▸ Problem description:
Retype the listing below line for line, but only from the line with "Output the Python" down to the line with "from bokeh.core.properties import value", inclusive. Pictures stay out.

-- START OF Record set --

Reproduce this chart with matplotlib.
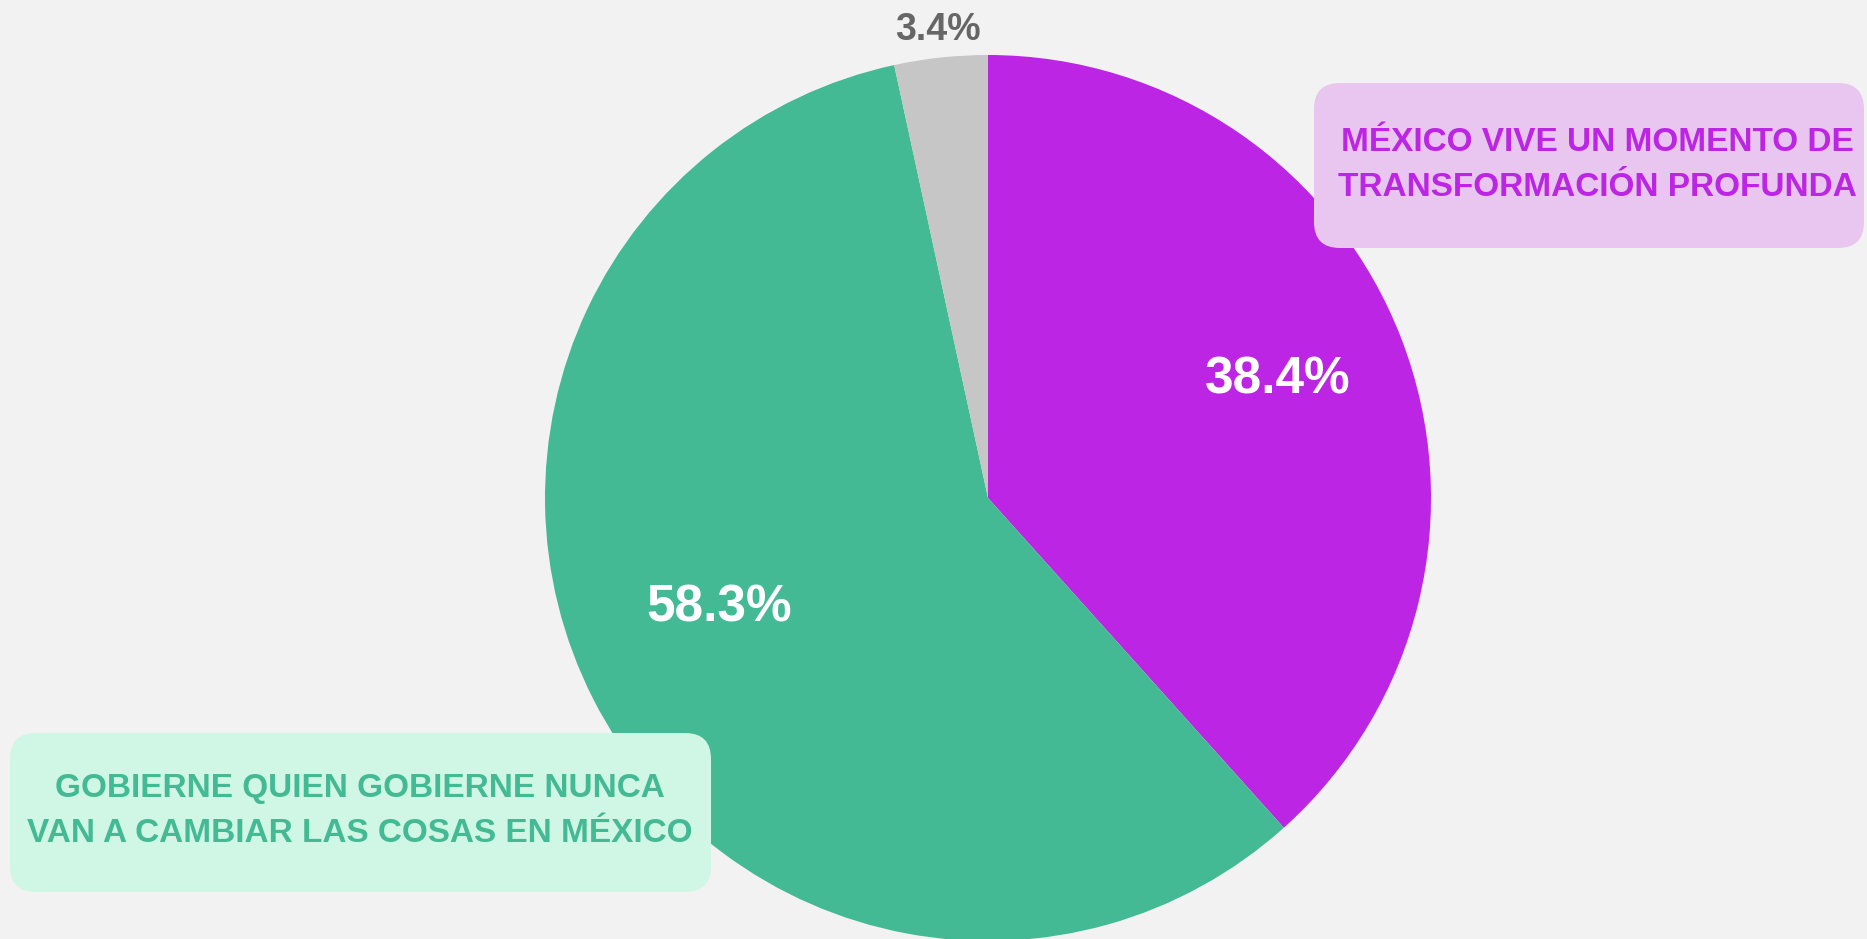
import numpy as np
import matplotlib
matplotlib.use("Agg")
import matplotlib.pyplot as plt
from matplotlib.patches import FancyBboxPatch

# data
categories = ["MÉXICO VIVE UN MOMENTO DE\nTRANSFORMACIÓN PROFUNDA",
              "GOBIERNE QUIEN GOBIERNE NUNCA\nVAN A CAMBIAR LAS COSAS EN MÉXICO",
              "NS/NC"]
values = [38.4, 58.3, 3.4]
colors = ["#BB25E3", "#44BA94", "#C6C6C6"]

W, H = 1867, 939
fig = plt.figure(figsize=(W / 100, H / 100), dpi=100, facecolor="#F2F2F2")
ax = fig.add_axes([0, 0, 1, 1])

cx, cy, R = 988, 441, 443
wedges, _ = ax.pie(values, colors=colors, startangle=90, counterclock=False,
                   center=(cx, cy), radius=R, frame=True,
                   wedgeprops=dict(linewidth=0))
ax.set_xlim(0, W)
ax.set_ylim(0, H)
ax.axis("off")

font = ["Liberation Sans", "DejaVu Sans"]

# percentage labels
dist = [0.705, 0.655, 1.062]
shift = [1.2, -4.7, 0]
lab_col = ["white", "white", "#666666"]
lab_size = [37, 37, 27]
for w, v, d, s, c, fs in zip(wedges, values, dist, shift, lab_col, lab_size):
    a = np.deg2rad((w.theta1 + w.theta2) / 2 + s)
    ax.text(cx + d * R * np.cos(a), cy + d * R * np.sin(a), f"{v}%",
            ha="center", va="center", color=c, fontsize=fs,
            fontweight="bold", family=font)

# legend boxes
boxes = [(1314, 691, 550, 165, "#E8C6EF", 1597, 774),
         (10, 47, 701, 159, "#D0F7E5", 360, 128)]
for (x0, y0, bw, bh, fc, tx, ty), lab, col in zip(boxes, categories[:2], colors[:2]):
    ax.add_patch(FancyBboxPatch((x0, y0), bw, bh,
                                boxstyle="round,pad=0,rounding_size=26",
                                fc=fc, ec="none", zorder=5))
    ax.text(tx, ty, lab, ha="center", va="center", color=col, fontsize=24,
            fontweight="bold", family=font, linespacing=1.62, zorder=6)

fig.savefig("out.png", dpi=100, facecolor=fig.get_facecolor())
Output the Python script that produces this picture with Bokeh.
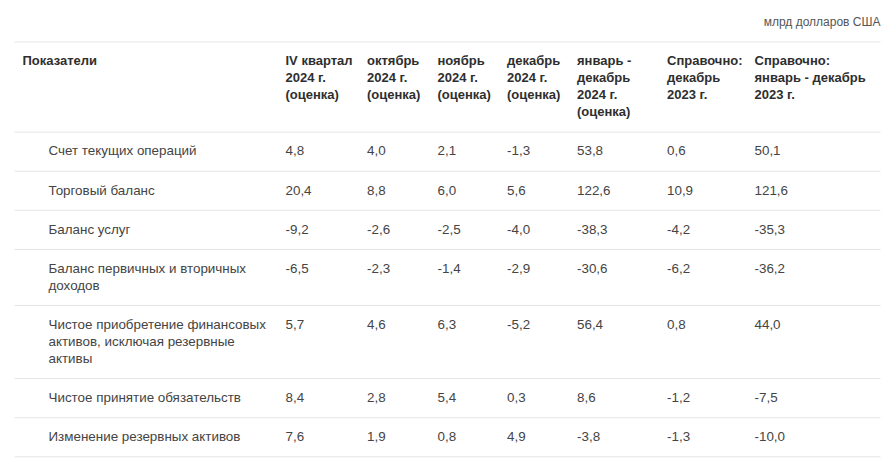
from bokeh.plotting import figure
from bokeh.models import Range1d
from bokeh.embed import file_html
from bokeh.resources import INLINE
from bokeh.core.properties import value

# ---------------- data ----------------
unit_label = "млрд долларов США"
first_header = "Показатели"
col_headers = [
    "IV квартал\n2024 г.\n(оценка)",
    "октябрь\n2024 г.\n(оценка)",
    "ноябрь\n2024 г.\n(оценка)",
    "декабрь\n2024 г.\n(оценка)",
    "январь -\nдекабрь\n2024 г.\n(оценка)",
    "Справочно:\nдекабрь\n2023 г.",
    "Справочно:\nянварь - декабрь\n2023 г.",
]
row_labels = [
    "Счет текущих операций",
    "Торговый баланс",
    "Баланс услуг",
    "Баланс первичных и вторичных\nдоходов",
    "Чистое приобретение финансовых\nактивов, исключая резервные\nактивы",
    "Чистое принятие обязательств",
    "Изменение резервных активов",
]
q4_2024 = [4.8, 20.4, -9.2, -6.5, 5.7, 8.4, 7.6]
oct_2024 = [4.0, 8.8, -2.6, -2.3, 4.6, 2.8, 1.9]
nov_2024 = [2.1, 6.0, -2.5, -1.4, 6.3, 5.4, 0.8]
dec_2024 = [-1.3, 5.6, -4.0, -2.9, -5.2, 0.3, 4.9]
year_2024 = [53.8, 122.6, -38.3, -30.6, 56.4, 8.6, -3.8]
dec_2023 = [0.6, 10.9, -4.2, -6.2, 0.8, -1.2, -1.3]
year_2023 = [50.1, 121.6, -35.3, -36.2, 44.0, -7.5, -10.0]
columns = [q4_2024, oct_2024, nov_2024, dec_2024, year_2024, dec_2023, year_2023]

# ---------------- layout (pixel space of the picture) ----------------
col_x = [285, 366.5, 437, 506.5, 576.5, 666.5, 754]
label_x = 48
header_x = 22
line_x0, line_x1 = 14, 880
top_line = 41.5
line_h = 17
pad_top = 18.8
pad_bottom = 20.3


def fmt(v):
    return f"{v:.1f}".replace(".", ",")


n_head = max(len(h.split("\n")) for h in col_headers)
hx, hy, ht = [header_x], [top_line + pad_top], [first_header]
for x, h in zip(col_x, col_headers):
    for i, part in enumerate(h.split("\n")):
        hx.append(x)
        hy.append(top_line + pad_top + i * line_h)
        ht.append(part)
header_bottom = top_line + pad_top + (n_head - 1) * line_h + pad_bottom

sep_y = [top_line, header_bottom]
lx, ly, lt = [], [], []
vx, vy, vt = [], [], []
y = header_bottom
for r, lab in enumerate(row_labels):
    parts = lab.split("\n")
    for i, part in enumerate(parts):
        lx.append(label_x)
        ly.append(y + pad_top + i * line_h)
        lt.append(part)
    for x, col in zip(col_x, columns):
        vx.append(x)
        vy.append(y + pad_top)
        vt.append(fmt(col[r]))
    y = y + pad_top + (len(parts) - 1) * line_h + pad_bottom
    sep_y.append(y)

W, H = 882, 460
p = figure(width=W, height=H, output_backend="svg", toolbar_location=None,
           x_range=Range1d(0, W), y_range=Range1d(H, 0),
           min_border=0, min_border_left=0, min_border_right=0,
           min_border_top=0, min_border_bottom=0)
p.axis.visible = False
p.grid.visible = False
p.outline_line_color = None
p.background_fill_color = "white"
p.border_fill_color = "white"

p.segment(x0=[line_x0] * len(sep_y), x1=[line_x1] * len(sep_y), y0=sep_y, y1=sep_y,
          line_color="#e5e5e5", line_width=1)

font = value("Liberation Sans")
p.text(x=[line_x1], y=[21], text=[unit_label], text_align="right", text_baseline="middle",
       text_font=font, text_font_size="12px", text_color="#555555")
p.text(x=hx, y=hy, text=ht, text_align="left", text_baseline="middle",
       text_font=font, text_font_size="13px", text_font_style="bold", text_color="#2e2e2e")
p.text(x=lx, y=ly, text=lt, text_align="left", text_baseline="middle",
       text_font=font, text_font_size="13.4px", text_color="#444444")
p.text(x=vx, y=vy, text=vt, text_align="left", text_baseline="middle",
       text_font=font, text_font_size="13.4px", text_color="#444444")

open("out.html", "w").write(file_html(p, INLINE))
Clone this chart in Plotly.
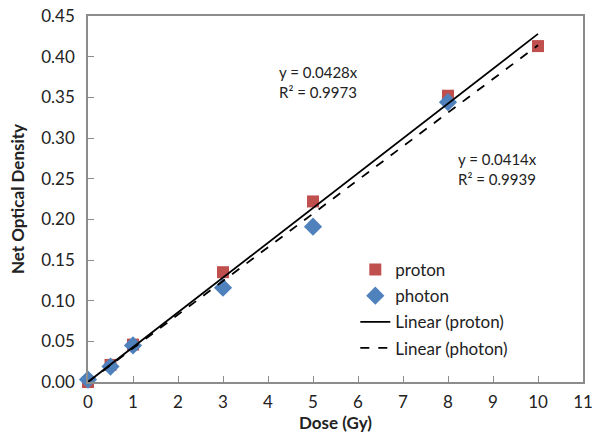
import plotly.graph_objects as go

dose = [0, 0.5, 1, 3, 5, 8, 10]
proton = [0.0, 0.021, 0.046, 0.135, 0.222, 0.352, 0.413]
dose_photon = [0, 0.5, 1, 3, 5, 8]
photon = [0.003, 0.019, 0.045, 0.116, 0.191, 0.344]
slope_proton = 0.0428
slope_photon = 0.0414
fit_x = [0, 10]
x_ticks = list(range(0, 12))
y_ticks = [0.0, 0.05, 0.10, 0.15, 0.20, 0.25, 0.30, 0.35, 0.40, 0.45]

FONT = "Lato"
AXIS_COLOR = "#8c8c8c"
TEXT = "#222222"

fig = go.Figure()
fig.add_trace(go.Scatter(x=dose, y=proton, mode="markers", name="proton",
                         marker=dict(symbol="square", size=12, color="#C0504D"),
                         cliponaxis=False, legendgroup="a"))
fig.add_trace(go.Scatter(x=dose_photon, y=photon, mode="markers", name="photon",
                         marker=dict(symbol="diamond", size=14, color="#4F81BD"),
                         cliponaxis=False, legendgroup="b"))
fig.add_trace(go.Scatter(x=fit_x, y=[slope_proton * v for v in fit_x], mode="lines",
                         name="Linear (proton)", line=dict(color="black", width=1.8),
                         legendgroup="c"))
fig.add_trace(go.Scatter(x=fit_x, y=[slope_photon * v for v in fit_x], mode="lines",
                         name="Linear (photon)", line=dict(color="black", width=1.8, dash="dash"),
                         legendgroup="d"))

fig.add_annotation(text="y = 0.0428x<br>R² = 0.9973", x=4.2, y=0.369, xref="x", yref="y",
                   xanchor="left", yanchor="middle", showarrow=False, align="left",
                   font=dict(family=FONT, size=15, color=TEXT))
fig.add_annotation(text="y = 0.0414x<br>R² = 0.9939", x=8.18, y=0.262, xref="x", yref="y",
                   xanchor="left", yanchor="middle", showarrow=False, align="left",
                   font=dict(family=FONT, size=15, color=TEXT))

axis_common = dict(showline=True, linecolor=AXIS_COLOR, linewidth=1.5, mirror=True,
                   ticks="inside", ticklen=6, tickcolor=AXIS_COLOR, showgrid=False,
                   zeroline=False, automargin=False, ticklabeloverflow="allow",
                   tickfont=dict(family=FONT, size=17, color=TEXT))
fig.update_xaxes(range=[0, 11], tickvals=x_ticks, ticktext=[str(v) for v in x_ticks],
                 ticklabelstandoff=4,
                 title=dict(text="<b>Dose (Gy)</b>", font=dict(family=FONT, size=17, color=TEXT),
                            standoff=4), **axis_common)
fig.update_yaxes(range=[0, 0.45], tickvals=y_ticks, tickformat=".2f",
                 ticklabelstandoff=8,
                 title=dict(text="<b>Net Optical Density</b>", font=dict(family=FONT, size=17, color=TEXT),
                            standoff=12), **axis_common)

fig.update_layout(width=602, height=438, margin=dict(l=88, r=19, t=16, b=56),
                  paper_bgcolor="white", plot_bgcolor="white",
                  legend=dict(x=0.54, y=0.355, xanchor="left", yanchor="top",
                              font=dict(family=FONT, size=17, color=TEXT),
                              bgcolor="rgba(0,0,0,0)", tracegroupgap=1),
                  showlegend=True)

# remove the default 8px page margin so the figure sits at the window's corner
fig.write_html("out.html", config={"displayModeBar": False},
               post_script="document.body.style.margin='0';")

-- END OF Record set --

▸ Output below:
Output the Python script that produces this picture with Bokeh.
from bokeh.plotting import figure
from bokeh.models import Range1d
from bokeh.embed import file_html
from bokeh.resources import INLINE
from bokeh.core.properties import value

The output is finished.